The Third Space Network is an artist-driven Internet platform for staging creative dialogue, live performance and uncategorizable activisms: social empowerment through the act of becoming our own broadcast media.


As we experience a massive world migration to the third space, from universities to museums to political rallies, we can’t help but wonder whether the flight to the network is becoming a doomsday social predicament. Is social distancing becoming the negation & annihilation of human relations as we know it? We are in a crisis of humanity as never experienced in modern times, an apocalyptic scenario straight out of any number of dystopic science fiction movies. However, before we succumb to the frightening realization that our everyday presence in the physical world is on hold, what can do in a networked world to create new, vital, imaginative virtual spaces? To quote Annmarie Chandler this morning on Facebook: “if seeds can be laid for a more imaginative exploration of the way we might explore a third space it’s an ideal time to capture a broader imagination.” That is precisely the aspiration I would like to discuss, as I write these notes, ensconced in my underground studio bunker in Washington, DC. No kidding…

Through my teaching and artistic practice over the past ten years, I have been probing and rethinking the paradigms & strategies required for activating our telematic connections in expressive, dynamic, and imaginative ways.

Telematic Reading – students from the School of Art, Design & Media, Nanyang Technological University, Singapore

We think of the third space, shared network space, as a cold medium: dispersed, distributed, separated by distance & geography. Yet there are ways to invent playful interactions, games, telematic exchanges, shared moments that are intimate in nature, collapsing distance & separation. My students in Singapore, at the School of Art, Design & Media, Nanyang Technological University, invented third space compositions that in some sort of strange way, defied physical displacement to energize the sense of being together in the third space through the suspension of disbelief.

Telematic X – students from the School of Art, Design & Media, Nanyang Technological University, Singapore

We can see how the third space becomes its own medium for spatial organization and gestural play through interaction that transgresses the boundaries of our Webcams. Telematic distance does not need to be one of separation, it can engage the intimacy of collective imagination. As we find ourselves searching and grasping for ways to not lose our sense of social belonging amidst distancing, perhaps we can rediscover the interplay of our bodies in an entirely new dimension that defies the spatial laws of physics.

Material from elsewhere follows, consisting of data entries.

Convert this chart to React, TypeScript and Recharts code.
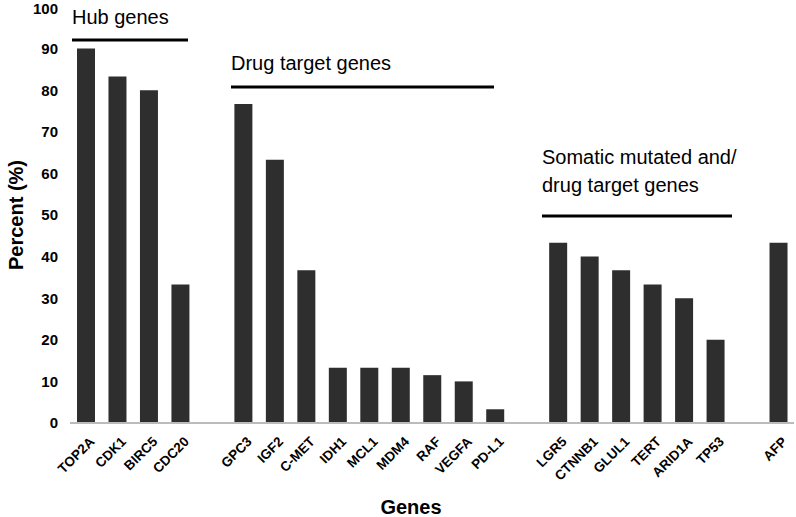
import React from 'react';
import { BarChart, Bar, XAxis, YAxis } from 'recharts';

// empty names are spacer slots between the gene groups
const genes = [
  'TOP2A', 'CDK1', 'BIRC5', 'CDC20', '',
  'GPC3', 'IGF2', 'C-MET', 'IDH1', 'MCL1', 'MDM4', 'RAF', 'VEGFA', 'PD-L1', ' ',
  'LGR5', 'CTNNB1', 'GLUL1', 'TERT', 'ARID1A', 'TP53', '  ',
  'AFP',
];
const percents: (number | null)[] = [
  90, 83.3, 80, 33.3, null,
  76.7, 63.3, 36.7, 13.3, 13.3, 13.3, 11.5, 10, 3.3, null,
  43.3, 40, 36.7, 33.3, 30, 20, null,
  43.3,
];
const yTicks = [0, 10, 20, 30, 40, 50, 60, 70, 80, 90, 100];

const data = genes.map((g, i) => ({ gene: g, percent: percents[i] }));

const font = 'Arial, "Liberation Sans", sans-serif';

function GeneTick(props: any) {
  const { x, y, payload } = props;
  const label = payload && payload.value != null ? String(payload.value) : '';
  if (!label.trim()) return <g />;
  const ax = x + 6;
  const ay = y + 8;
  return (
    <g style={{ transform: `translate(${ax}px, ${ay}px) rotate(-45deg)` }}>
      <text x={0} y={0} dy={5} textAnchor="end" fontFamily={font} fontWeight="bold" fontSize={13.5} fill="#000">
        {label}
      </text>
    </g>
  );
}

const App = () => {
  return (
    <div style={{ position: 'relative', width: 796, height: 517, background: '#fff' }}>
      <style>{'body{margin:0}'}</style>
      <BarChart
        width={796}
        height={517}
        data={data}
        margin={{ top: 7, right: 2, bottom: 34, left: 0 }}
        barSize={18}
      >
        <XAxis
          dataKey="gene"
          interval={0}
          tick={(p: any) => <GeneTick {...p} />}
          tickLine={false}
          axisLine={{ stroke: '#bbbbbb', strokeWidth: 2 }}
          height={60}
        />
        <YAxis
          domain={[0, 100]}
          ticks={yTicks}
          width={70}
          axisLine={false}
          tickLine={false}
          tickSize={0}
          tickMargin={12}
          tick={{ fontFamily: font, fontWeight: 'bold', fontSize: 15, fill: '#000' }}
        />
        <Bar dataKey="percent" fill="#2e2e2e" isAnimationActive={false} />
      </BarChart>

      <svg
        width={796}
        height={517}
        style={{ position: 'absolute', left: 0, top: 0, pointerEvents: 'none' }}
        fontFamily={font}
      >
        <text x={16} y={215} transform="rotate(-90 16 215)" textAnchor="middle" dominantBaseline="central" fontSize={20} fontWeight="bold">
          Percent (%)
        </text>
        <text x={411} y={507} textAnchor="middle" dominantBaseline="central" fontSize={20} fontWeight="bold">
          Genes
        </text>

        <text x={72} y={17} dominantBaseline="central" fontSize={20}>Hub genes</text>
        <line x1={72} y1={40} x2={188} y2={40} stroke="#000" strokeWidth={3} />

        <text x={231} y={63} dominantBaseline="central" fontSize={20}>Drug target genes</text>
        <line x1={231} y1={87} x2={494} y2={87} stroke="#000" strokeWidth={3} />

        <text x={542} y={157} dominantBaseline="central" fontSize={20}>Somatic mutated and/</text>
        <text x={542} y={185} dominantBaseline="central" fontSize={20}>drug target genes</text>
        <line x1={542} y1={216} x2={732} y2={216} stroke="#000" strokeWidth={3} />
      </svg>
    </div>
  );
};

export default App;
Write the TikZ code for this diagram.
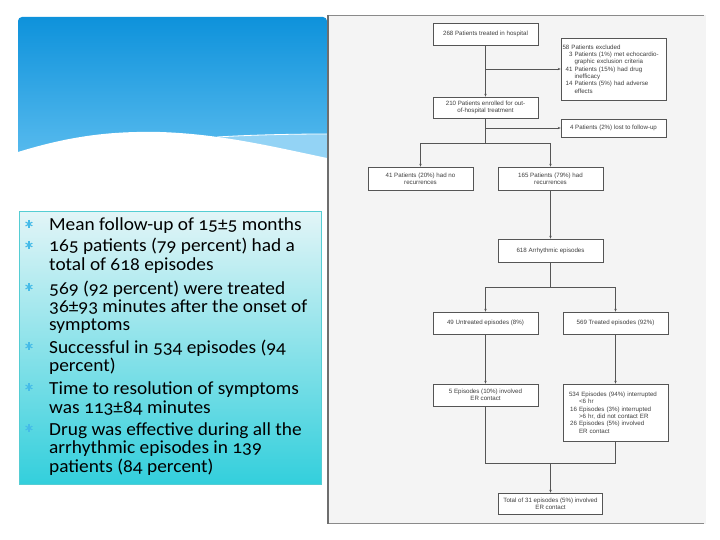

Telematic Recline – students from the School of Art, Design & Media, Nanyang Technological University, Singapore

In the age of social distancing, do we need to rediscover the social relations of our networked collective bodies? Do we need to become more socially malleable with separation? These are crucial questions we must ask ourselves as the network become our refuge. Because of course, we don’t want to lose our playfulness, our sense of being together, the spirit of co-mingling our bodies in physical spaces. In the virtual realm, we still have bodies, and we still need intimacy and closeness, but we need to understand how to find it, to embrace our connections. When our physical being is transmitted as a mediated image from one person to the next, how do we rediscover engagement & intimacy of our bodies and actions in virtual spaces?

Telematic Shush – students from the School of Art, Design & Media, Nanyang Technological University, Singapore

Is this moment in global history a time of rapid mutation, a significant upheaval in the way we interact with one another? Marshall McLuhan said over 50 years ago:

“After more than a century of electric technology, we have extended our central nervous system itself in a global embrace, abolishing both space and time as far as our planet is concerned.”

I consider McLuhan’s prophetic words a call-to-action in these times of dark crisis, as we newly extend ourselves in a mass, collective exodus to third space classrooms, theaters, and other environments that have traditionally relied on physical proximity. Perhaps we can say that closeness and proximity is transforming its meaning, and if that is in fact the case, we must adapt ourselves with invention and imagination.